American History Hex: The Salem Time Machine


October 11, 2015 — There are a lot of ways to tell the fascinating story of Salem. The Salem Time Machine does it as a glow-in-the-dark 3D horror story.

“It’s just a history of Salem. Wax figures and such, I’m sure. Salem loves wax museums,” I told my five-year-old daughter as she warily eyed the haunted house fa├žade of its shop front. “They just glow in the dark and are 3D in this one.”

“Everything’s already 3D,” she answered.


I wasn’t quite sure how to explain the concept of 3D paint to her. And I honestly did think it was just a Day-Glo history story. After all, the tagline on its sign was “3D Walk-Thru Adventure into Salem’s Past.” I didn’t read too much into the rest of its exterior because, well, every other business in Salem looks like a haunted house this time of year. Also, because the temporary signage festooned across the entrance was advertising its October weekend incarnation when, like many of the attractions in Salem, the place transmographies into an actual haunted house with actors hiding among the shadows and the colors and the 3D effects.


But we weren’t going there on the weekend. So we slid on our 3D glasses and headed through the curtain. And over the course of 10 small, but psychedelic rooms, we were told the story of such hash marks on Salem’s timeline as the Great Salem Fire of 1914, its golden age of maritime trade, its role in the underground railroad, and, of course, the Salem Witch Trials. Every so often a “time machine” sound told us when to break the laws of physics and continue through a curtain to the next moment in Salem History.

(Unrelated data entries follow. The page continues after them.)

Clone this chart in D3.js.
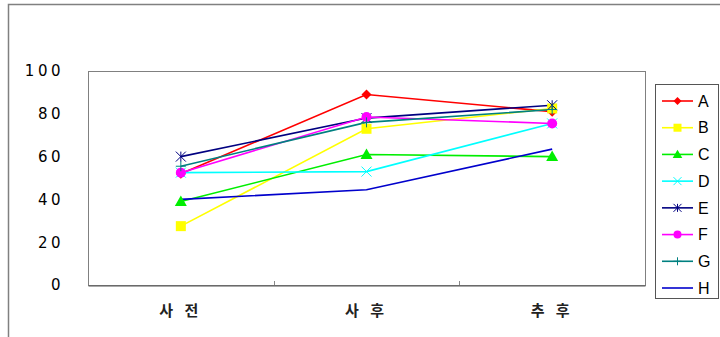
<!DOCTYPE html>
<html>
<head>
<meta charset="utf-8">
<script src="https://cdn.jsdelivr.net/npm/d3@7"></script>
<style>
  html, body { margin: 0; padding: 0; background: #fff; }
  svg { display: block; }
</style>
</head>
<body>
<svg id="chart" width="720" height="337"></svg>
<script>
const categories = ["사 전", "사 후", "추 후"];
const seriesNames = ["A", "B", "C", "D", "E", "F", "G", "H"];
const valuesA = [52, 89, 81];
const valuesB = [27.5, 73, 82.5];
const valuesC = [39, 61, 60];
const valuesD = [52.5, 53, 75.5];
const valuesE = [60, 78, 84];
const valuesF = [52.5, 78.5, 75.5];
const valuesG = [55.5, 76, 82];
const valuesH = [40, 44.5, 63.5];
const yTicks = [0, 20, 40, 60, 80, 100];

const colors = ["#ff0000", "#ffff00", "#00ee00", "#00ffff", "#000080", "#ff00ff", "#008080", "#0000cc"];
const markers = ["diamond", "square", "triangle", "x", "asterisk", "circle", "plus", "none"];
const allValues = [valuesA, valuesB, valuesC, valuesD, valuesE, valuesF, valuesG, valuesH];

const series = seriesNames.map((name, i) => ({
  name, values: allValues[i], color: colors[i], marker: markers[i]
}));

const svg = d3.select("#chart");

// outer frame
svg.append("path")
  .attr("d", "M8.5,337 L8.5,4.5 L720,4.5")
  .attr("fill", "none").attr("stroke", "#808080").attr("stroke-width", 1.5);

const plot = { left: 88, right: 645, top: 71, bottom: 285 };

const x = d3.scaleBand().domain(categories).range([plot.left, plot.right]);
const y = d3.scaleLinear().domain([0, 100]).range([plot.bottom, plot.top]);

// plot area border
svg.append("rect")
  .attr("x", plot.left + 0.5).attr("y", plot.top + 0.5)
  .attr("width", plot.right - plot.left).attr("height", plot.bottom - plot.top)
  .attr("fill", "none").attr("stroke", "#808080").attr("stroke-width", 1);

// y axis labels
const yAxis = d3.axisLeft(y).tickValues(yTicks).tickSize(0).tickPadding(24)
  .tickFormat(d => String(d));
const gy = svg.append("g").attr("transform", `translate(${plot.left},0)`).call(yAxis);
gy.select(".domain").remove();
gy.selectAll("text")
  .attr("font-family", "'DejaVu Sans', sans-serif")
  .attr("font-size", 15).attr("fill", "#000")
  .attr("letter-spacing", "3.5px");

// x axis
const xAxis = d3.axisBottom(x).tickSize(0).tickPadding(20);
const gx = svg.append("g").attr("transform", `translate(0,${plot.bottom + 0.5})`).call(xAxis);
gx.select(".domain").attr("stroke", "#555").attr("stroke-width", 1.2);
gx.selectAll("text")
  .attr("font-family", "'Noto Sans CJK KR', sans-serif")
  .attr("font-size", 15).attr("font-weight", "bold").attr("fill", "#222")
  .attr("letter-spacing", "4px");
// tick marks between categories
svg.append("g").selectAll("line")
  .data(categories.slice(1))
  .join("line")
  .attr("x1", d => Math.round(x(d)) + 0.5).attr("x2", d => Math.round(x(d)) + 0.5)
  .attr("y1", plot.bottom - 4).attr("y2", plot.bottom)
  .attr("stroke", "#888");

const cx = c => x(c) + x.bandwidth() / 2;

function drawMarker(g, type, color, size) {
  const s = size, h = s / 2;
  switch (type) {
    case "diamond":
      g.append("path").attr("d", `M0,${-h} L${h},0 L0,${h} L${-h},0Z`)
        .attr("fill", color); break;
    case "square":
      g.append("rect").attr("x", -h).attr("y", -h).attr("width", s).attr("height", s)
        .attr("fill", color); break;
    case "triangle":
      g.append("path").attr("d", `M0,${-s * 0.6} L${s * 0.6},${s * 0.45} L${-s * 0.6},${s * 0.45}Z`)
        .attr("fill", color); break;
    case "circle":
      g.append("circle").attr("r", h).attr("fill", color); break;
    case "x":
      g.append("path").attr("d", `M${-h},${-h} L${h},${h} M${-h},${h} L${h},${-h}`)
        .attr("stroke", color).attr("stroke-width", 1); break;
    case "asterisk":
      g.append("path").attr("d", `M${-h},${-h} L${h},${h} M${-h},${h} L${h},${-h} M0,${-h} L0,${h}`)
        .attr("stroke", color).attr("stroke-width", 1); break;
    case "plus":
      g.append("path").attr("d", `M${-h},0 L${h},0 M0,${-h} L0,${h}`)
        .attr("stroke", color).attr("stroke-width", 1); break;
  }
}

const line = d3.line().x((d, i) => cx(categories[i])).y(d => y(d));

const gLines = svg.append("g");
series.forEach(s => {
  gLines.append("path").datum(s.values)
    .attr("d", line).attr("fill", "none")
    .attr("stroke", s.color).attr("stroke-width", 1.6);
});
series.forEach(s => {
  s.values.forEach((v, i) => {
    const g = gLines.append("g").attr("transform", `translate(${cx(categories[i])},${y(v)})`);
    drawMarker(g, s.marker, s.color, 10);
  });
});

// legend
const legend = { x: 655.5, y: 84.5, w: 63, h: 214 };
svg.append("rect")
  .attr("x", legend.x).attr("y", legend.y).attr("width", legend.w).attr("height", legend.h)
  .attr("fill", "#fff").attr("stroke", "#555").attr("stroke-width", 1);
const ly = d3.scalePoint().domain(seriesNames).range([101, 288]);
series.forEach(s => {
  const g = svg.append("g").attr("transform", `translate(0,${ly(s.name)})`);
  g.append("line").attr("x1", 662).attr("x2", 693).attr("y1", 0).attr("y2", 0)
    .attr("stroke", s.color).attr("stroke-width", 1.6);
  const m = g.append("g").attr("transform", "translate(677.5,0)");
  drawMarker(m, s.marker, s.color, 8);
  g.append("text").attr("x", 698).attr("y", 0).attr("dy", "0.36em")
    .attr("font-family", "'Liberation Sans', Arial, sans-serif")
    .attr("font-size", 16).attr("fill", "#000").text(s.name);
});
</script>
</body>
</html>
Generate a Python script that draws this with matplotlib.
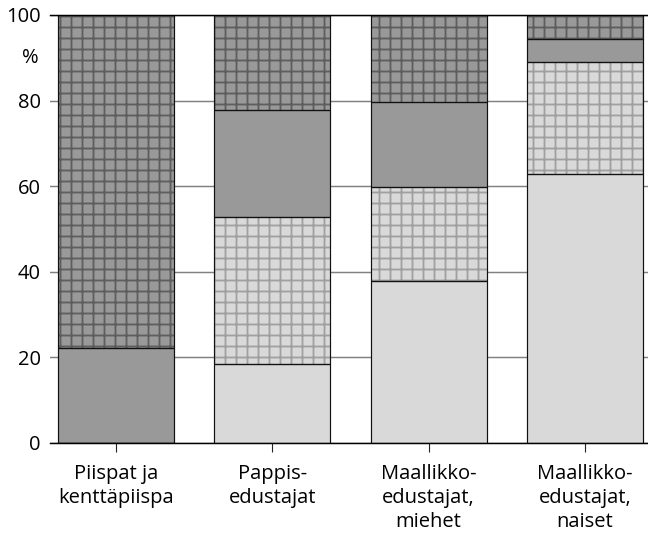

Except that in this version of Salem’s past, every character—be they victim, villain, or hero—was a multi-colored monster, every scene a kaleidoscopic dark carnival. And it was all lorded over by a narrator straight out of an old-time horror movie trailer. It was the kind of place that could give history teachers heart attacks.

The tableaus surrounded us on all sides. There was no place to stand without a neon fiend at our backs. And every once in a while, one of them moved. Not in the frantic haunted house way, more like in the gentle Halloween lawn decorations kind of way. The 3D effect of the paint was pleasantly discombobulating. I might need to paint a room in my house with it. Thinking about the foyer.


So it was more like a spooky funhouse. No startles, just creepy. One of those places some people will find unredeemably cheesy and others will find the apex of awesome. You can find it yourself at 131 Essex Street, close to where the Pedestrian Mall starts on the Hawthorne Boulevard side. Maybe think twice about taking your five-year-old in there. Or at least lying to her about what it is before going in.

Or just do what I did and interpret her long silence during and after as a deep-felt awe of history.